One large blob and many streams frosting the nearby stellar halo in Gaia DR2

TL;DR

This study analyzes the phase-space structure of nearby halo stars from Gaia DR2, revealing substructures like streams and clumps that support cosmological models of recent accretion events in the stellar halo.

Contribution

It provides new insights into the velocity and integrals of motion distribution of halo stars, identifying substructures and confirming predictions of stream-frosting from cosmological simulations.

Findings

Identification of a retrograde 'blob' in halo stars

Detection of small velocity clumps with narrow stellar populations

Confirmation that substructure is prominent among fast-moving stars

Abstract

We explore the phase-space structure of nearby halo stars identified kinematically from Gaia DR2 data.

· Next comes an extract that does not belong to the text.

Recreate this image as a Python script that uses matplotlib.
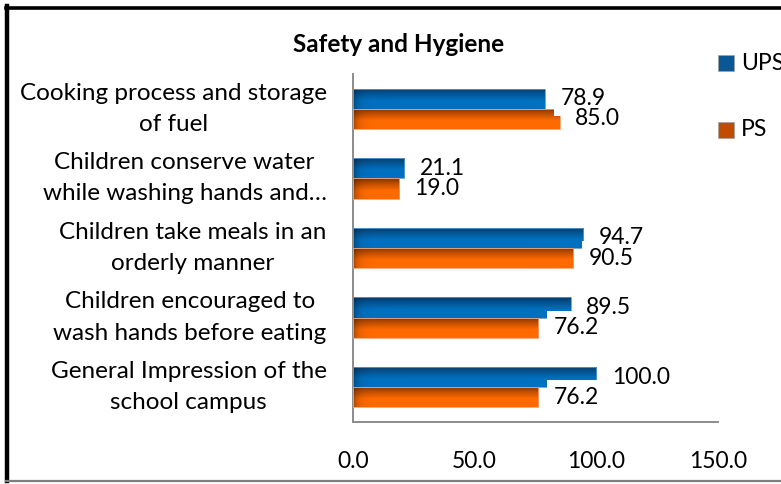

We focus on their distribution in velocity and in "integrals of motion" space as well as on their photometric properties. Our sample of stars selected to be moving at a relative velocity of at least 210 km/s with respect to the Local Standard of Rest, contains an important contribution from the low rotational velocity tail of the disk(s). The $V_R$-distribution of these stars depicts a small asymmetry similar to that seen for the faster rotating thin disk stars near the Sun. We also identify a prominent, slightly retrograde "blob", which traces the metal-poor halo main sequence reported by Gaia Collaboration et al. (2018d). We also find many small clumps especially noticeable in the tails of the velocity distribution of the stars in our sample. Their HR diagrams disclose narrow sequences characteristic of simple stellar populations. This stream-frosting confirms predictions from cosmological simulations, namely that substructure is most apparent amongst the fastest moving stars, typically reflecting more recent accretion events.